Mercedes remain modest about their new car’s potential despite their promising start to pre-season testing last week.
The W17 impressed many observers by running consistently and reliably as soon as it hit the track on the first day of testing. Even Mercedes admitted they covered more laps than they expected to.
However team principal Toto Wolff said their position in the overall pecking order remains a mystery.
“We’re very excited to see where the performance of the car lies,” he said during the team’s launch event on Monday. “I don’t think we have seen the true potential of anybody else.
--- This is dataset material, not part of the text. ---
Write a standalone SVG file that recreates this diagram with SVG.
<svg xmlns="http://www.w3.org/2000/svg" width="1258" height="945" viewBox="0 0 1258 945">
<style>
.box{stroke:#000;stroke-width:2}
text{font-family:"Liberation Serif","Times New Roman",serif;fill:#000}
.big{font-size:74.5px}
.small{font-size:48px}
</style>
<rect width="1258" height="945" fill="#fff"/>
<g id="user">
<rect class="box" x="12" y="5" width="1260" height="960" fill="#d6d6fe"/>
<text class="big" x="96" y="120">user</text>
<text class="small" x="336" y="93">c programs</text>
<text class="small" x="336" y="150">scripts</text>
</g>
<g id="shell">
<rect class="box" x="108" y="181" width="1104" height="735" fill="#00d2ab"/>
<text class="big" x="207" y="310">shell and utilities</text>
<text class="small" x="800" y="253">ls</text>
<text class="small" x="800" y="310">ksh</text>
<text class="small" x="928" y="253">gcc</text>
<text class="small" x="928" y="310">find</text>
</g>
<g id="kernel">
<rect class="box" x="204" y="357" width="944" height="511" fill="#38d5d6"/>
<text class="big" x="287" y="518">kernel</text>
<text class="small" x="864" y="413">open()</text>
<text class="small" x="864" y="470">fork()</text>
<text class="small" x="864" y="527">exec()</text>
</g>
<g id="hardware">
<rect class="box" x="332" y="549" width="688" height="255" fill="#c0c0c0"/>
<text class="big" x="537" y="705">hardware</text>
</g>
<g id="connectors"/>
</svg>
“It’s always nice to know that it’s probably not a turd, the car, but something that will be fast and exciting to drive. Whether it’s good enough to win races or championships is on a different sheet of paper. We can’t wait for qualifying in Melbourne to start to have this first kind of benchmark.”
Mercedes completed 500 laps in three days, equivalent to more than seven-and-a-half grand prix distances at the Circuit de Catalunya.
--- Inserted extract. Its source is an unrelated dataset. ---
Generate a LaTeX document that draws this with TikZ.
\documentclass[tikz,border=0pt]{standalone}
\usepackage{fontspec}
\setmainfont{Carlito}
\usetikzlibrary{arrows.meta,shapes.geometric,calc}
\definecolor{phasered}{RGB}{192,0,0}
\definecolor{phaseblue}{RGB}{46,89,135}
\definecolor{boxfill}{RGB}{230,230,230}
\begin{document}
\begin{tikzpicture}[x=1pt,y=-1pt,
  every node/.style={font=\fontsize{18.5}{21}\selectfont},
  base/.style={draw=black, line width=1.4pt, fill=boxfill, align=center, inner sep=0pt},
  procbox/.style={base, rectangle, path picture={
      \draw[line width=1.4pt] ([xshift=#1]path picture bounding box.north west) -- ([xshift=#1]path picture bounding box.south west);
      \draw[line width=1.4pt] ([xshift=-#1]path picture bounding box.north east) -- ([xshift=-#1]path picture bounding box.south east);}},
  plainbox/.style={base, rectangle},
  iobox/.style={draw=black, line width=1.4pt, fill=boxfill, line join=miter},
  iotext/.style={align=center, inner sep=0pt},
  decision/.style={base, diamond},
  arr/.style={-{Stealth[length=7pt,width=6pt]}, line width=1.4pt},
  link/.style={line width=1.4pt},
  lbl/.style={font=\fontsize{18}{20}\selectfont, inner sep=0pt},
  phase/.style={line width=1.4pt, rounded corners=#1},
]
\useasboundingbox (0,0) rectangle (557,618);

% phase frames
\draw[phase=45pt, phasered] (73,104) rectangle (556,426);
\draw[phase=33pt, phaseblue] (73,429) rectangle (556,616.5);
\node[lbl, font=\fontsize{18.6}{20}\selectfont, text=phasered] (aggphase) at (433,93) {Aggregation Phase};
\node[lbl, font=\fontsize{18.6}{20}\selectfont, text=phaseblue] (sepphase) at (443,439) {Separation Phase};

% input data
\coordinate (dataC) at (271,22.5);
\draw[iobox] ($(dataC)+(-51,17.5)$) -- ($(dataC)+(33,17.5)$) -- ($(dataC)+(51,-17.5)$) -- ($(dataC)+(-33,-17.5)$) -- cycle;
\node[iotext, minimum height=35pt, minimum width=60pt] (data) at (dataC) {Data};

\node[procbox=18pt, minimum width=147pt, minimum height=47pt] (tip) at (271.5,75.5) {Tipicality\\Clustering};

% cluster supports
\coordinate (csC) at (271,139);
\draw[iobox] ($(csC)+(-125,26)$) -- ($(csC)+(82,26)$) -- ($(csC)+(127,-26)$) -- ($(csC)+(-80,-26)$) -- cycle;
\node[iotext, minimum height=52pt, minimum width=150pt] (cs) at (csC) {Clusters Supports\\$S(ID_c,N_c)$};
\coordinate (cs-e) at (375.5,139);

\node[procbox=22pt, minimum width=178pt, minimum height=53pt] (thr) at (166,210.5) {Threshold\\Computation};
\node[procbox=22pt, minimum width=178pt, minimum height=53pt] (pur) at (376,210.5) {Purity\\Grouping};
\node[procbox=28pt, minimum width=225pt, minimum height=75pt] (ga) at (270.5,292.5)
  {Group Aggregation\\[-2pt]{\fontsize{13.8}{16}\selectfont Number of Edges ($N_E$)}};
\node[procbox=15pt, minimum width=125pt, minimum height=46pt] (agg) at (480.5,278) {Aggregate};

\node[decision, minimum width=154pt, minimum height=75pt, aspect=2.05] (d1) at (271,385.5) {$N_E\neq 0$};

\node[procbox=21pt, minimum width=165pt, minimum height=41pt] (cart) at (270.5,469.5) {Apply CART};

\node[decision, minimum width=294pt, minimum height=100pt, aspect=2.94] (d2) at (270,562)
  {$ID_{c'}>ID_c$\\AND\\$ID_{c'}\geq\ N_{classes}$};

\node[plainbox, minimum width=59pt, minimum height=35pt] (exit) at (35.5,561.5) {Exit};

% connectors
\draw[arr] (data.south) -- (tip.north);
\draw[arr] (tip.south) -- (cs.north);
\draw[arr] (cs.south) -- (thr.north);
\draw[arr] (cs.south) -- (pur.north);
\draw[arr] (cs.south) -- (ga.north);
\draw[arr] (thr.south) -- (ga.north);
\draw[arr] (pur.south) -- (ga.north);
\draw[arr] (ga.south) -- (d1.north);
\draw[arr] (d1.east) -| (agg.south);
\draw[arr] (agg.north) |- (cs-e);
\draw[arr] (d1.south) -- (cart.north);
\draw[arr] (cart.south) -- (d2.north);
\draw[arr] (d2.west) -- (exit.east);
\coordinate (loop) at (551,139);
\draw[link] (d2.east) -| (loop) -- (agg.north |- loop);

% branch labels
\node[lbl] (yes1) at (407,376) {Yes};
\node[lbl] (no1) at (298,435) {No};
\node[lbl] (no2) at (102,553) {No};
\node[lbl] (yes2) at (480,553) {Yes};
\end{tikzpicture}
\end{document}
“The highlight in the Barcelona shakedown [test] was the reliability of the power unit and the car,” said Wolff. “It was about clocking miles, about making sure that all the systems would function properly, the interaction of the power unit and chassis, fine-tuning some of the new toys that we have in boosting the engine. And that was pretty successful.
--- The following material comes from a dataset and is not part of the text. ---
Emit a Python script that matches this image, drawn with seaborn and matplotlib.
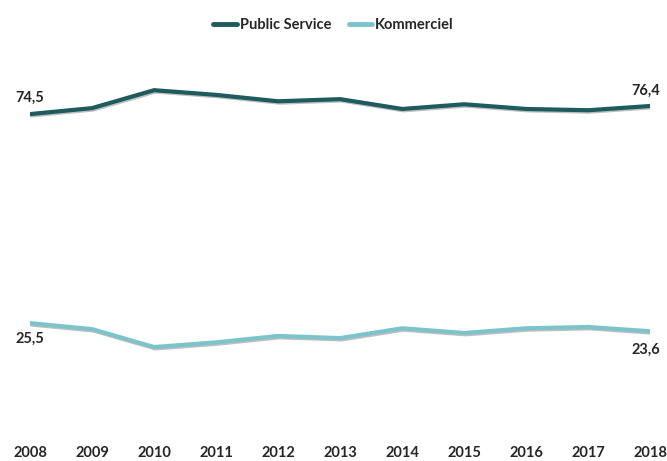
import pandas as pd
import seaborn as sns
import matplotlib.pyplot as plt
import matplotlib.patheffects as pe

# data
years = [2008, 2009, 2010, 2011, 2012, 2013, 2014, 2015, 2016, 2017, 2018]
public_service = [74.5, 75.9, 80.1, 79.0, 77.5, 78.0, 75.7, 76.8, 75.7, 75.4, 76.4]
kommerciel = [25.5, 24.1, 19.9, 21.0, 22.5, 22.0, 24.3, 23.2, 24.3, 24.6, 23.6]
series_names = ['Public Service', 'Kommerciel']
colors = ['#1d5b5e', '#7cc4cb']

df = pd.DataFrame({'year': years * 2,
                   'value': public_service + kommerciel,
                   'serie': [series_names[0]] * len(years) + [series_names[1]] * len(years)})

sns.set_style('white')
plt.rcParams['font.family'] = ['Lato', 'DejaVu Sans']
plt.rcParams['font.weight'] = 'bold'

fig = plt.figure(figsize=(6.67, 4.61), dpi=100)
ax = fig.add_axes([0.045, 0.063, 0.93, 0.833])

sns.lineplot(data=df, x='year', y='value', hue='serie', palette=colors,
             linewidth=3, ax=ax, legend=False)
for line in ax.lines:
    line.set_path_effects([pe.SimpleLineShadow(offset=(1, -1), alpha=0.25), pe.Normal()])

ax.set_xlim(2008, 2018)
ax.set_ylim(0, 90)
ax.set_xticks(years)
ax.set_xticklabels([str(y) for y in years], fontsize=10.5, fontweight='bold')
ax.tick_params(axis='x', length=0, pad=10)
ax.set_yticks([])
ax.set_xlabel('')
ax.set_ylabel('')
sns.despine(ax=ax, left=True, bottom=True)

# end labels
fmt = lambda v: f'{v:.1f}'.replace('.', ',')
ax.annotate(fmt(public_service[0]), (years[0], public_service[0]), xytext=(0, 7),
            textcoords='offset points', ha='center', va='bottom', fontsize=10.5, fontweight='bold')
ax.annotate(fmt(public_service[-1]), (years[-1], public_service[-1]), xytext=(-3, 6),
            textcoords='offset points', ha='center', va='bottom', fontsize=10.5, fontweight='bold')
ax.annotate(fmt(kommerciel[0]), (years[0], kommerciel[0]), xytext=(0, -6),
            textcoords='offset points', ha='center', va='top', fontsize=10.5, fontweight='bold')
ax.annotate(fmt(kommerciel[-1]), (years[-1], kommerciel[-1]), xytext=(-3, -8),
            textcoords='offset points', ha='center', va='top', fontsize=10.5, fontweight='bold')

handles = [plt.Line2D([], [], color=c, linewidth=3.5) for c in colors]
fig.legend(handles, series_names, loc='center', bbox_to_anchor=(0.5, 1 - 25 / 461), ncol=2,
           frameon=False, handlelength=1.6, handletextpad=0.2, columnspacing=1.2,
           prop={'size': 10.5, 'weight': 'bold'})

fig.savefig('out.png', dpi=100)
“Other than that, it’s really difficult to interpret times because we haven’t seen our competitors really on low-fuel runs. Neither have we seen them running really well over three days, obviously they had their problems. So we really don’t have a performance picture, contrary to what many people think.”
Wolff said the off-season had been unusually intense due to the early start to testing. “It’s relentless. We haven’t stopped.
“Obviously in the [chassis and engine] factories the work has been going on non-stop and the drivers were in the simulator a lot over the winter also, so it was the shortest break we’ve ever had. And between the shakedown, three days in Barcelona and then heading off to Bahrain literally next week and the week after, it just doesn’t stop.”
The team heads into the new season hoping to recover its championship-winning form of 2014 to 2021, since when it has only won seven grands prix. “We obviously had some more challenging times in the last few years,” Wolff acknowledged. “Respectable, but challenging.”